§ Your instructions:
Word for word, give the material below again, minus any images.

§ Recorded information:
========================================================================

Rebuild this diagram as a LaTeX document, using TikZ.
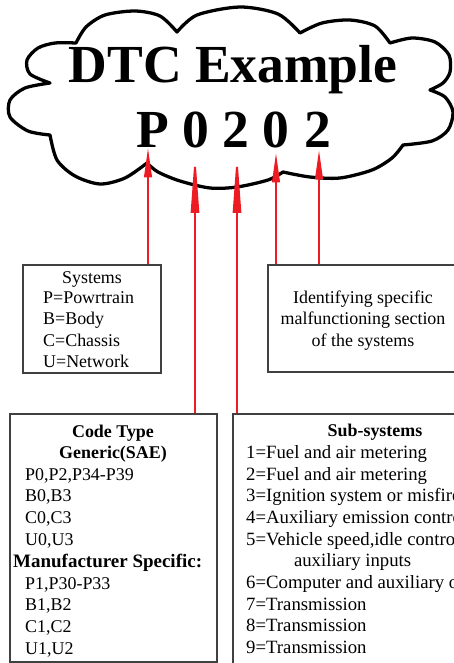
\documentclass[tikz,border=0pt]{standalone}
\usepackage{fontspec}
\setmainfont{Liberation Serif}
\usetikzlibrary{calc, fit, arrows.meta}

\definecolor{codered}{RGB}{237,28,36}
\definecolor{boxgray}{RGB}{64,64,64}

\tikzset{
    cloudline/.style={line width=2.8pt, line join=round},
    pointer/.style={draw=codered, line width=1.7pt, -{Triangle[length=25pt, width=6.5pt]}},
    longpointer/.style={draw=codered, line width=1.7pt, -{Triangle[length=52pt, width=7pt]}},
    infobox/.style={draw=boxgray, line width=0.9pt, inner sep=0pt},
    bigtext/.style={font=\fontsize{45.7}{50}\selectfont\bfseries, inner sep=0pt, anchor=base},
    bodytext/.style={font=\fontsize{15.3}{18.45}\selectfont, inner sep=0pt},
    widetext/.style={font=\fontsize{16}{18.45}\selectfont, inner sep=0pt},
    headtext/.style={font=\fontsize{15.3}{18.45}\selectfont\bfseries, inner sep=0pt},
}

\begin{document}
\begin{tikzpicture}[x=0.03cm, y=-0.03cm]

    % Page frame, anything past it is cut off
    \useasboundingbox (0,0) rectangle (454,663);
    \clip (0,0) rectangle (454,663);

    % Cloud round the code
    \draw[cloudline]
        plot[smooth] coordinates {(50,83) (30,74) (27,60) (38,48) (55,43) (76,43)}
        -- plot[smooth] coordinates {(76,43) (86,27) (105,15) (135,11) (160,16) (177,32)}
        -- plot[smooth] coordinates {(177,32) (197,15) (240,7) (278,14) (300,33)}
        -- plot[smooth] coordinates {(300,33) (322,23) (350,20) (375,26) (390,43)}
        -- plot[smooth] coordinates {(390,43) (412,38) (435,42) (449,55) (450,72) (443,83) (430,90)}
        -- plot[smooth] coordinates {(430,90) (445,97) (453,112) (448,130) (432,141) (403,145)}
        -- plot[smooth] coordinates {(403,145) (392,158) (372,170) (340,178) (310,177) (283,172)}
        -- plot[smooth] coordinates {(283,172) (268,180) (237,187) (210,188) (180,181) (158,172) (147,163)}
        -- plot[smooth] coordinates {(147,163) (125,178) (100,184) (75,176) (57,160) (50,135)}
        -- plot[smooth] coordinates {(50,135) (28,131) (10,117) (10,100) (25,88) (50,83)}
        -- cycle;

    % Title and the code, one node per character
    \node[bigtext] (title) at (233,82) {DTC Example};
    \node[bigtext] (c1) at (153,147) {P};
    \node[bigtext] (c2) at (196,147) {0};
    \node[bigtext] (c3) at (236,147) {2};
    \node[bigtext] (c4) at (276,147) {0};
    \node[bigtext] (c5) at (318,147) {2};

    % Boxes
    \node[infobox, fit={(23,265) (161,373)}] (sys) {};
    \node[infobox, fit={(268,265) (458,372)}] (ident) {};
    \node[infobox, fit={(10,414) (217,662)}] (ctype) {};
    \node[infobox, fit={(233,414) (517,700)}] (subsys) {};

    % Box texts
    \node[bodytext, anchor=base] (systitle) at (92,283) {Systems};
    \node[bodytext, anchor=north west, align=left] (syslist) at (43,291)
        {P=Powrtrain\\B=Body\\C=Chassis\\U=Network};

    \node[bodytext, anchor=north, align=center] (identtxt) at (363,290.5)
        {Identifying specific\\malfunctioning section\\of the systems};

    \node[headtext, anchor=north, align=center] (ctitle) at (113,424.5)
        {Code Type\\Generic(SAE)};
    \node[bodytext, anchor=north west, align=left] (cgeneric) at (25,468)
        {P0,P2,P34-P39\\B0,B3\\C0,C3\\U0,U3};
    \node[headtext, font=\fontsize{16.2}{18.45}\selectfont\bfseries, anchor=base west]
        (cmanuf) at (13,567) {Manufacturer Specific:};
    \node[bodytext, anchor=north west, align=left] (cspecific) at (25,577)
        {P1,P30-P33\\B1,B2\\C1,C2\\U1,U2};

    \node[headtext, anchor=base] (subtitle) at (375,436) {Sub-systems};
    \node[widetext, anchor=north west, align=left] (sublist) at (246,445.5)
        {1=Fuel and air metering\\
         2=Fuel and air metering\\
         3=Ignition system or misfire\\
         4=Auxiliary emission controls\\
         5=Vehicle speed,idle control and\\
         \hspace*{40.8pt}auxiliary inputs\\
         6=Computer and auxiliary outputs\\
         7=Transmission\\
         8=Transmission\\
         9=Transmission};

    % Arrow tips just under each character
    \coordinate (tip1) at ($(c1.base)+(-5,1)$);
    \coordinate (tip2) at ($(c2.base)+(-1,5)$);
    \coordinate (tip3) at ($(c3.base)+(1,5)$);
    \coordinate (tip4) at ($(c4.base)+(0,6)$);
    \coordinate (tip5) at ($(c5.base)+(1,3)$);

    % Red pointers from the boxes up to the code
    \draw[pointer] (tip1 |- sys.north) -- (tip1);
    \draw[longpointer] (tip2 |- ctype.north) -- (tip2);
    \draw[longpointer] (tip3 |- subsys.north) -- (tip3);
    \draw[pointer] (tip4 |- ident.north) -- (tip4);
    \draw[pointer] (tip5 |- ident.north) -- (tip5);

\end{tikzpicture}
\end{document}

========================================================================

§ Solved exercise:
Rebuild this diagram as a LaTeX document, using TikZ.
\documentclass[tikz,border=0pt]{standalone}
\usepackage{fontspec}
\setmainfont{Liberation Serif}
\usetikzlibrary{calc, fit, arrows.meta}

\definecolor{codered}{RGB}{237,28,36}
\definecolor{boxgray}{RGB}{64,64,64}

\tikzset{
    cloudline/.style={line width=2.8pt, line join=round},
    pointer/.style={draw=codered, line width=1.7pt, -{Triangle[length=25pt, width=6.5pt]}},
    longpointer/.style={draw=codered, line width=1.7pt, -{Triangle[length=52pt, width=7pt]}},
    infobox/.style={draw=boxgray, line width=0.9pt, inner sep=0pt},
    bigtext/.style={font=\fontsize{45.7}{50}\selectfont\bfseries, inner sep=0pt, anchor=base},
    bodytext/.style={font=\fontsize{15.3}{18.45}\selectfont, inner sep=0pt},
    widetext/.style={font=\fontsize{16}{18.45}\selectfont, inner sep=0pt},
    headtext/.style={font=\fontsize{15.3}{18.45}\selectfont\bfseries, inner sep=0pt},
}

\begin{document}
\begin{tikzpicture}[x=0.03cm, y=-0.03cm]

    % Page frame, anything past it is cut off
    \useasboundingbox (0,0) rectangle (454,663);
    \clip (0,0) rectangle (454,663);

    % Cloud round the code
    \draw[cloudline]
        plot[smooth] coordinates {(50,83) (30,74) (27,60) (38,48) (55,43) (76,43)}
        -- plot[smooth] coordinates {(76,43) (86,27) (105,15) (135,11) (160,16) (177,32)}
        -- plot[smooth] coordinates {(177,32) (197,15) (240,7) (278,14) (300,33)}
        -- plot[smooth] coordinates {(300,33) (322,23) (350,20) (375,26) (390,43)}
        -- plot[smooth] coordinates {(390,43) (412,38) (435,42) (449,55) (450,72) (443,83) (430,90)}
        -- plot[smooth] coordinates {(430,90) (445,97) (453,112) (448,130) (432,141) (403,145)}
        -- plot[smooth] coordinates {(403,145) (392,158) (372,170) (340,178) (310,177) (283,172)}
        -- plot[smooth] coordinates {(283,172) (268,180) (237,187) (210,188) (180,181) (158,172) (147,163)}
        -- plot[smooth] coordinates {(147,163) (125,178) (100,184) (75,176) (57,160) (50,135)}
        -- plot[smooth] coordinates {(50,135) (28,131) (10,117) (10,100) (25,88) (50,83)}
        -- cycle;

    % Title and the code, one node per character
    \node[bigtext] (title) at (233,82) {DTC Example};
    \node[bigtext] (c1) at (153,147) {P};
    \node[bigtext] (c2) at (196,147) {0};
    \node[bigtext] (c3) at (236,147) {2};
    \node[bigtext] (c4) at (276,147) {0};
    \node[bigtext] (c5) at (318,147) {2};

    % Boxes
    \node[infobox, fit={(23,265) (161,373)}] (sys) {};
    \node[infobox, fit={(268,265) (458,372)}] (ident) {};
    \node[infobox, fit={(10,414) (217,662)}] (ctype) {};
    \node[infobox, fit={(233,414) (517,700)}] (subsys) {};

    % Box texts
    \node[bodytext, anchor=base] (systitle) at (92,283) {Systems};
    \node[bodytext, anchor=north west, align=left] (syslist) at (43,291)
        {P=Powrtrain\\B=Body\\C=Chassis\\U=Network};

    \node[bodytext, anchor=north, align=center] (identtxt) at (363,290.5)
        {Identifying specific\\malfunctioning section\\of the systems};

    \node[headtext, anchor=north, align=center] (ctitle) at (113,424.5)
        {Code Type\\Generic(SAE)};
    \node[bodytext, anchor=north west, align=left] (cgeneric) at (25,468)
        {P0,P2,P34-P39\\B0,B3\\C0,C3\\U0,U3};
    \node[headtext, font=\fontsize{16.2}{18.45}\selectfont\bfseries, anchor=base west]
        (cmanuf) at (13,567) {Manufacturer Specific:};
    \node[bodytext, anchor=north west, align=left] (cspecific) at (25,577)
        {P1,P30-P33\\B1,B2\\C1,C2\\U1,U2};

    \node[headtext, anchor=base] (subtitle) at (375,436) {Sub-systems};
    \node[widetext, anchor=north west, align=left] (sublist) at (246,445.5)
        {1=Fuel and air metering\\
         2=Fuel and air metering\\
         3=Ignition system or misfire\\
         4=Auxiliary emission controls\\
         5=Vehicle speed,idle control and\\
         \hspace*{40.8pt}auxiliary inputs\\
         6=Computer and auxiliary outputs\\
         7=Transmission\\
         8=Transmission\\
         9=Transmission};

    % Arrow tips just under each character
    \coordinate (tip1) at ($(c1.base)+(-5,1)$);
    \coordinate (tip2) at ($(c2.base)+(-1,5)$);
    \coordinate (tip3) at ($(c3.base)+(1,5)$);
    \coordinate (tip4) at ($(c4.base)+(0,6)$);
    \coordinate (tip5) at ($(c5.base)+(1,3)$);

    % Red pointers from the boxes up to the code
    \draw[pointer] (tip1 |- sys.north) -- (tip1);
    \draw[longpointer] (tip2 |- ctype.north) -- (tip2);
    \draw[longpointer] (tip3 |- subsys.north) -- (tip3);
    \draw[pointer] (tip4 |- ident.north) -- (tip4);
    \draw[pointer] (tip5 |- ident.north) -- (tip5);

\end{tikzpicture}
\end{document}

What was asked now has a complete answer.